What if becoming comes first?

The historical solution

The response associated with Alfred North Whitehead was radical.

Rather than beginning with substances, one could begin with events.

Reality would no longer consist fundamentally of enduring objects possessing properties.

Reality could instead be understood as processes of becoming.

Entities would not stand behind relations.

Entities would emerge through relations.

What appears stable would become relatively enduring patterns within ongoing activity.

The world could become movement all the way down.

The solution was powerful.

It solved a genuine problem.

The gain

Something extraordinary became possible.

Relations acquired constitutive significance.

Processes could become primary.

Stability could emerge from movement rather than oppose it.

The distinction between static being and dynamic becoming began weakening.

The world itself became more alive.

Reality no longer appeared as a stage occupied by things.

Reality became activity.

Without this shift, many later developments in systems thinking, ecology, complexity, and process philosophy might have looked very different.

Thought had moved closer to becoming itself.

The cost

But every stabilisation introduces a shadow.

Because even process can become a foundation.

Even becoming can become a principle standing behind reality.

The temptation quietly returns:

Everything is process.

Everything is relation.

Everything becomes.

And once that happens, movement itself risks becoming another hidden substance.

Another explanatory centre.

Another invisible architecture.

The cost is subtle.

The escape from object-thinking can quietly become another form of object-thinking.

The return of relation

And relation returns once more — now in a different form.

Because relation itself increasingly resists becoming a thing.

Relations do not stand separately from what they relate.

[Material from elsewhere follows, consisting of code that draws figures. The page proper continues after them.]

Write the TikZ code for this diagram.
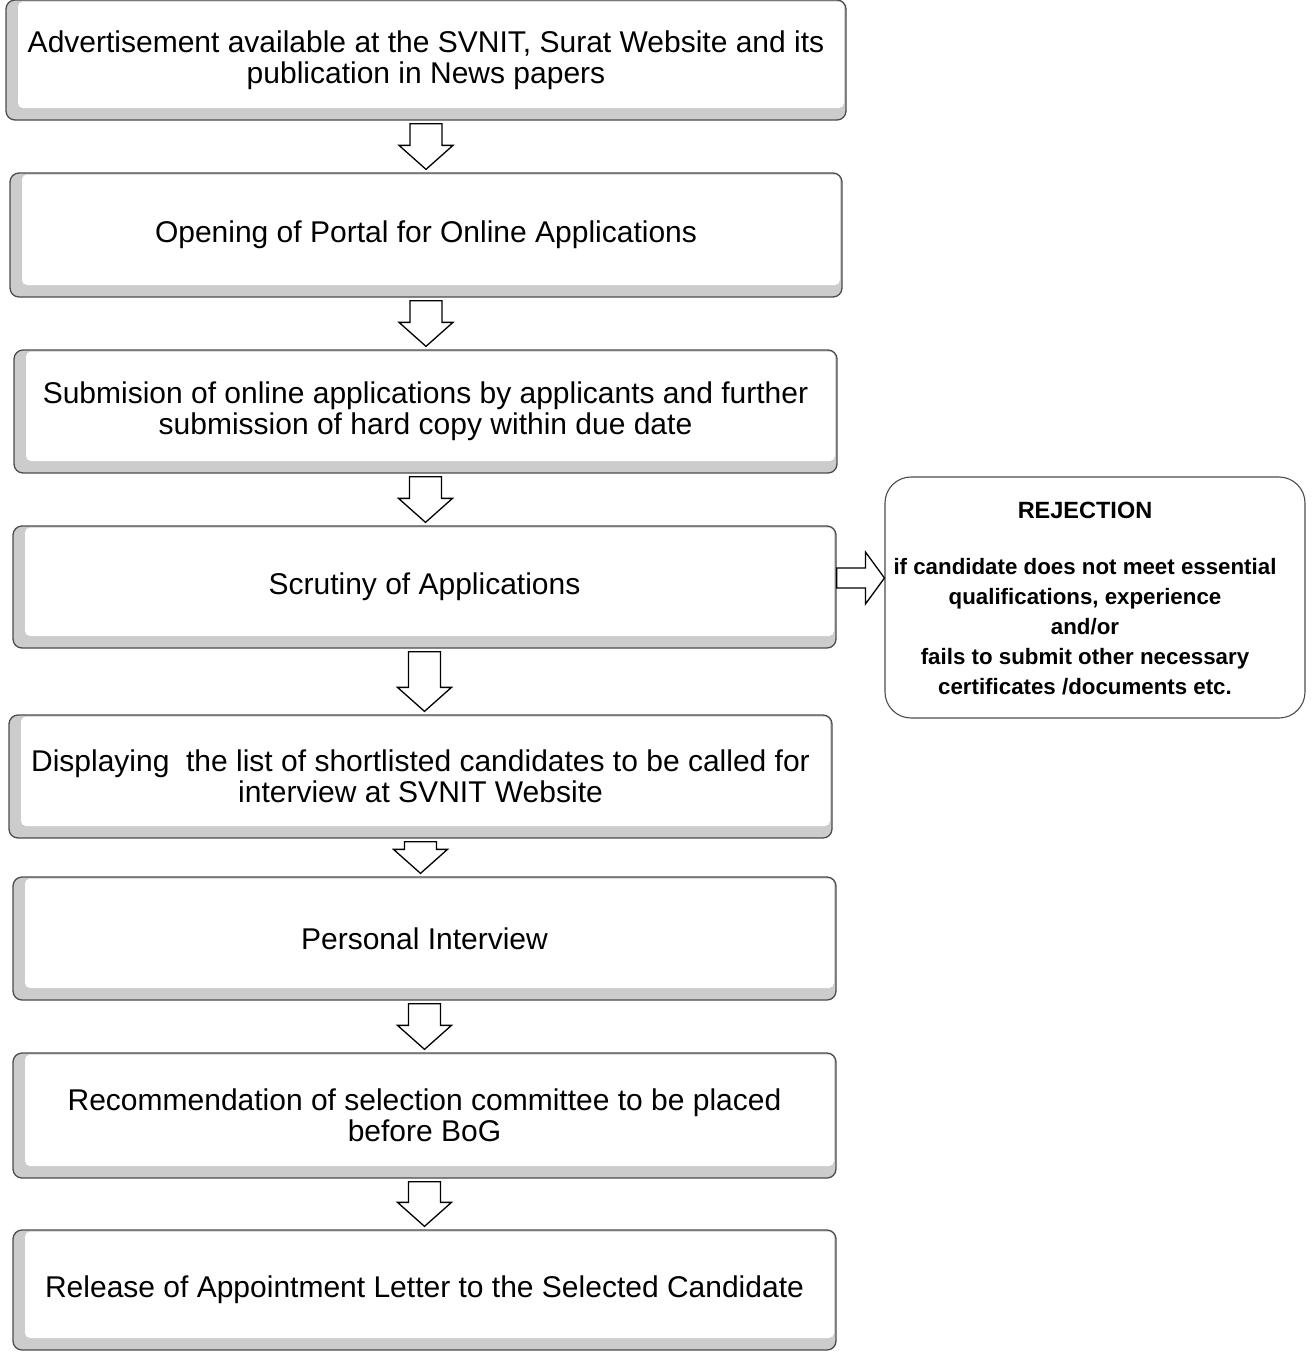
\documentclass[tikz,border=0pt]{standalone}
\usepackage{fontspec}
\setmainfont{Liberation Sans}
\usetikzlibrary{calc}
\tikzset{
  stepbox/.style={draw=black!70, line width=1.3pt, rounded corners=9pt, fill=black!20,
    minimum width=#1, inner sep=0pt, align=center,
    font=\fontsize{30}{31}\selectfont,
    path picture={
      \fill[white, rounded corners=5pt]
        ([xshift=12pt,yshift=12pt]path picture bounding box.south west)
        rectangle ([xshift=-2pt,yshift=-1.5pt]path picture bounding box.north east);
    }},
  rejframe/.style={draw=black!70, line width=1.1pt, rounded corners=26pt, fill=white,
    minimum width=420pt, minimum height=241pt, inner sep=0pt},
  rejtext/.style={align=center, inner sep=0pt,
    font=\bfseries\fontsize{22.3}{30}\selectfont},
  barrow/.style={draw=black, line width=1.3pt, fill=white, line join=miter},
}
\newcommand\blockdown[2]{%
  \draw[barrow] let \p1=(#1.south), \p2=(#2.north) in
    (\x1-16pt,\y1-3pt) -- (\x1+16pt,\y1-3pt) -- (\x1+16pt,\y2+27pt) -- (\x1+27pt,\y2+27pt)
    -- (\x1,\y2+3pt) -- (\x1-27pt,\y2+27pt) -- (\x1-16pt,\y2+27pt) -- cycle;}
\begin{document}
\begin{tikzpicture}[x=1pt,y=-1pt]
\useasboundingbox[fill=white] (0,0) rectangle (1316,1353);
\node[stepbox=840pt, minimum height=120pt] (b1) at (426,60)
  {Advertisement available at the SVNIT, Surat Website and its\\publication in News papers};
\node[stepbox=832pt, minimum height=124pt] (b2) at (426,235)
  {Opening of Portal for Online Applications};
\node[stepbox=823pt, minimum height=123pt] (b3) at (425.5,411.5)
  {Submision of online applications by applicants and further\\submission of hard copy within due date};
\node[stepbox=823pt, minimum height=122pt] (b4) at (424.5,587)
  {Scrutiny of Applications};
\node[stepbox=823pt, minimum height=123pt] (b5) at (420.5,776.5)
  {Displaying\ \ the list of shortlisted candidates to be called for\\interview at SVNIT Website};
\node[stepbox=823pt, minimum height=123pt] (b6) at (424.5,938.5)
  {Personal Interview};
\node[stepbox=823pt, minimum height=125pt] (b7) at (424.5,1115.5)
  {Recommendation of selection committee to be placed\\before BoG};
\node[stepbox=823pt, minimum height=120pt] (b8) at (424.5,1290)
  {Release of Appointment Letter to the Selected Candidate};
\node[rejframe] (rej) at (1095,597.5) {};
\node[rejtext] (rejt) at (1085,599)
  {{\fontsize{23.5}{30}\selectfont REJECTION}\\[26pt]
   if candidate does not meet essential\\
   qualifications, experience\\
   and/or\\
   fails to submit other necessary\\
   certificates /documents etc.};
\blockdown{b1}{b2}
\blockdown{b2}{b3}
\blockdown{b3}{b4}
\blockdown{b4}{b5}
\blockdown{b5}{b6}
\blockdown{b6}{b7}
\blockdown{b7}{b8}
\draw[barrow] let \p1=(b4.east), \p2=(rej.west) in
  (\x1,\y1+19pt) -- (\x2-19pt,\y1+19pt) -- (\x2-19pt,\y1+35pt) -- (\x2,\y1+9pt)
  -- (\x2-19pt,\y1-17pt) -- (\x2-19pt,\y1-1pt) -- (\x1,\y1-1pt) -- cycle;
\end{tikzpicture}
\end{document}
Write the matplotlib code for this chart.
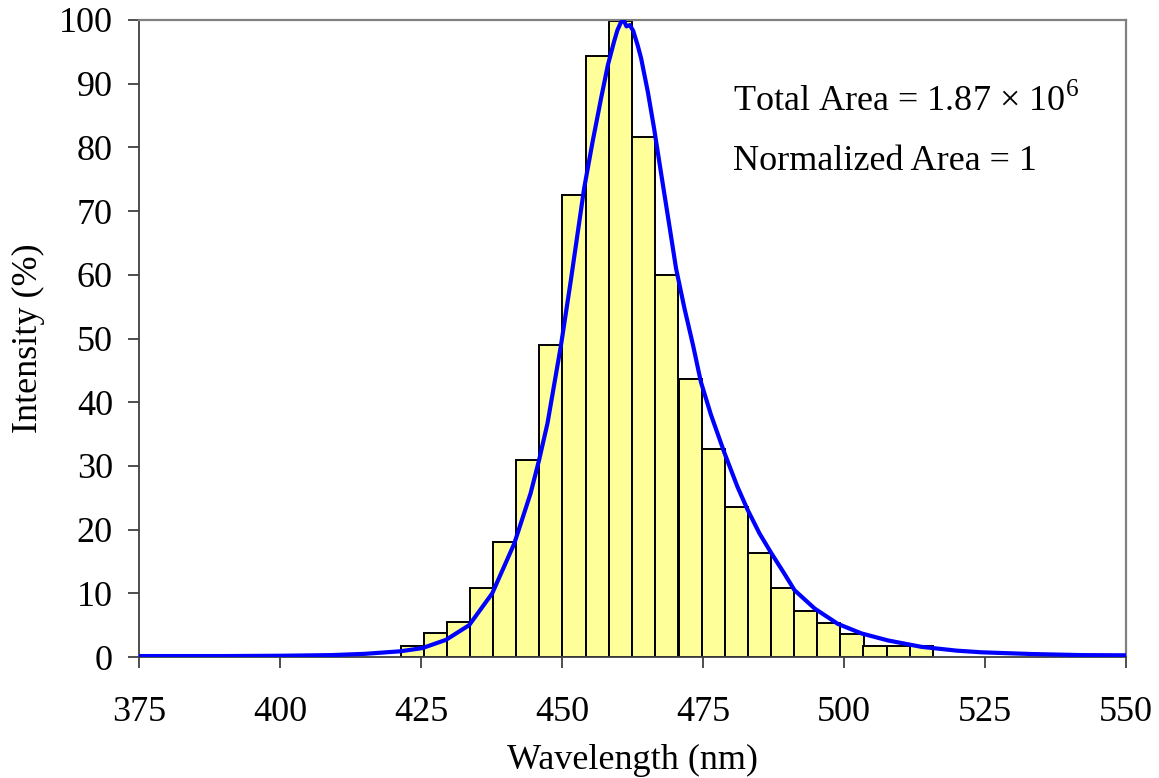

Nor do entities simply dissolve into undifferentiated flow.

Distinctions continue emerging.

Patterns continue stabilising.

Continuities continue appearing.

The movement itself remains unfinished.

The pressure returns.

Thought had moved closer than ever to becoming.

But becoming itself continued escaping completion.

And perhaps this is where the long history of becoming leaves us.

Not with an ending.

Not with a final philosophy.

But with a possibility.

Perhaps philosophy was never the gradual discovery of eternal truths.

Perhaps it was always the ongoing reorganisation of problems.

Not a march toward certainty.

But a continual becoming of thought itself.